Jean-Salathiel Muntunutwiwe, politologue enseignant les sciences politiques à l'Université du Burundi(UB), indique que l' on ne saurait comprendre les méandres du phénomène de la criminalité au Burundi qu'en la situant dans le contexte historique de "15 ans de crise violente".

Pour ce politologue, le Burundi fait face aujourd'hui à deux situations de violence, à savoir les violences "résiduelles" et les violences politiques. La première catégorie est incarnée par des comportements de certains citoyens convaincus que le meilleur moyen de résoudre n'importe quel conflit social tels que "les litiges fonciers", est l'usage de la violence.

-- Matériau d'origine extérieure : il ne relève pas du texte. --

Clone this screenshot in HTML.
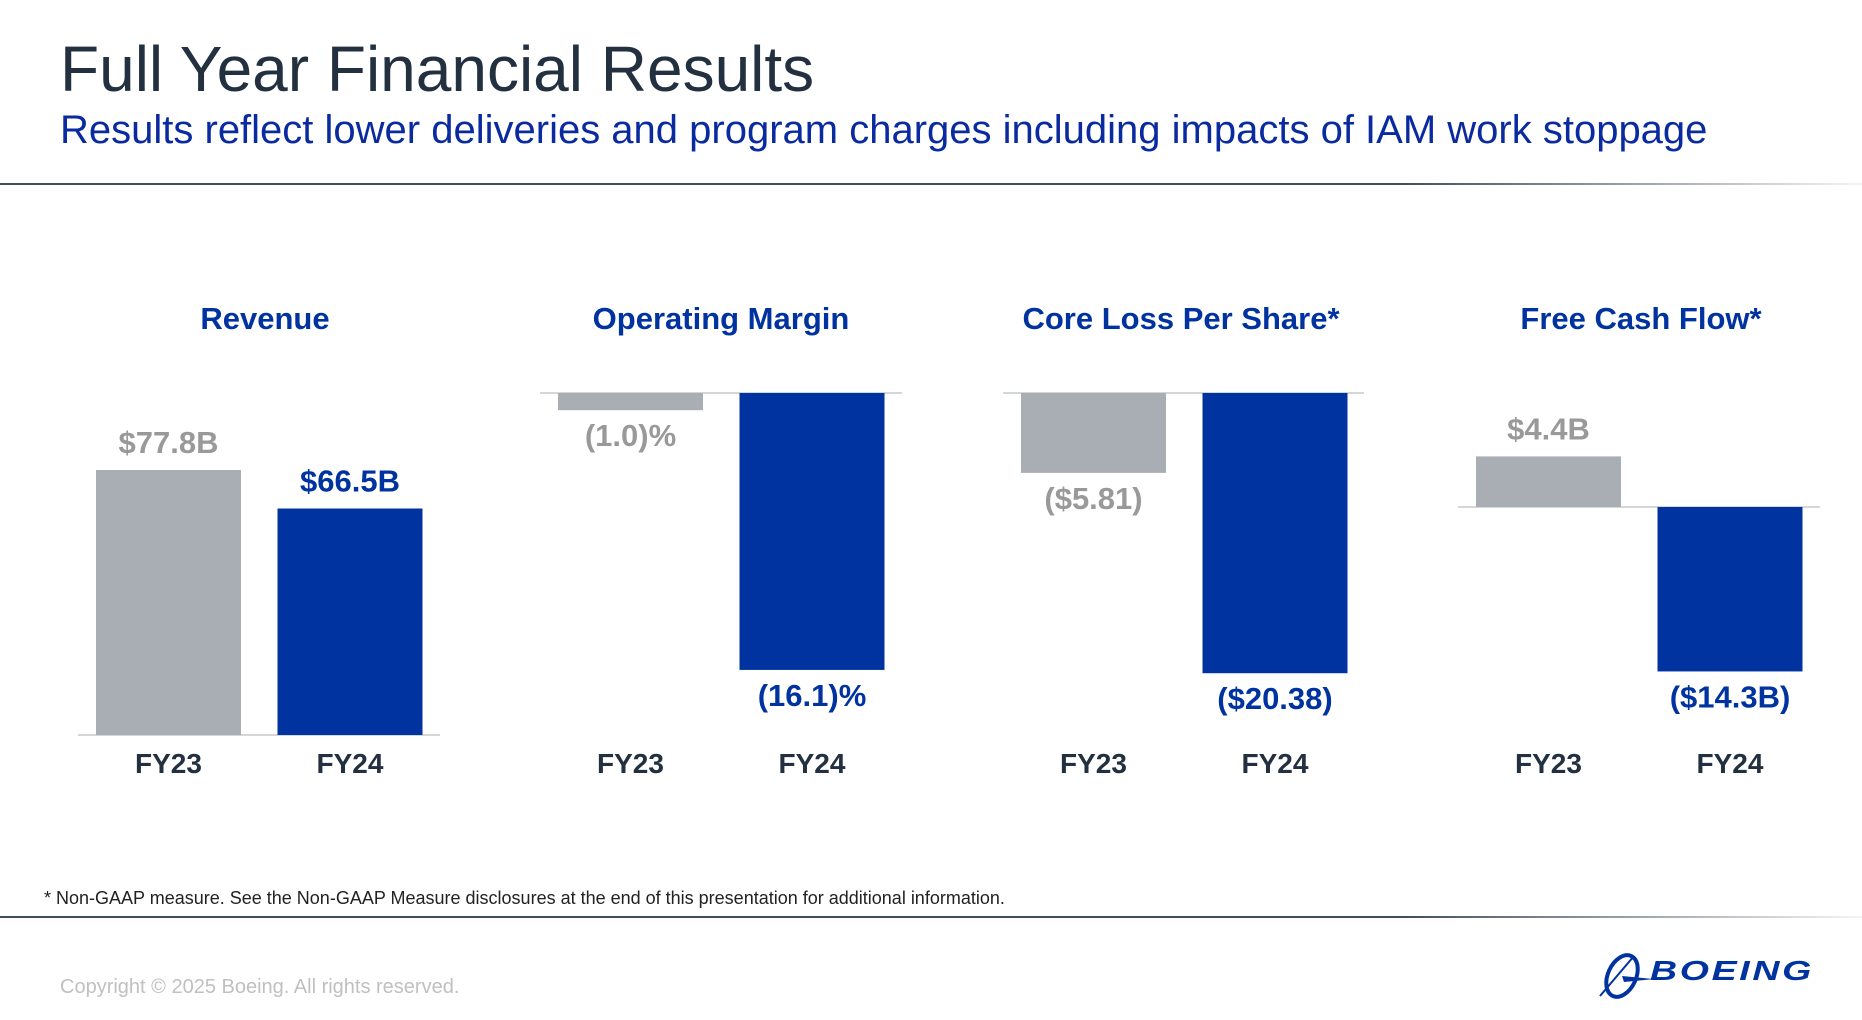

La criminalité ascendante est d'abord le fruit de ces violences résiduelles qui libèrent les émotions et les intérêts particuliers, précise-t-il.

Quant aux violences politiques exercées par les acteurs politiques pour "onserver ou conquérir" le pouvoir, poursuit M. Muntunutwiwe, elles sont, pour le cas du Burundi, l'émanation de " la contestation" des résultats des élections de 2010 par les partis d'opposition.

D'après Muntunutwiwe, si le système politique "se ferme" vis-à- vis des dénonciations de l'opposition extra-parlementaire, la voie du dialogue politique serait bloquée avec comme effets pervers l’amplification des violences politiques.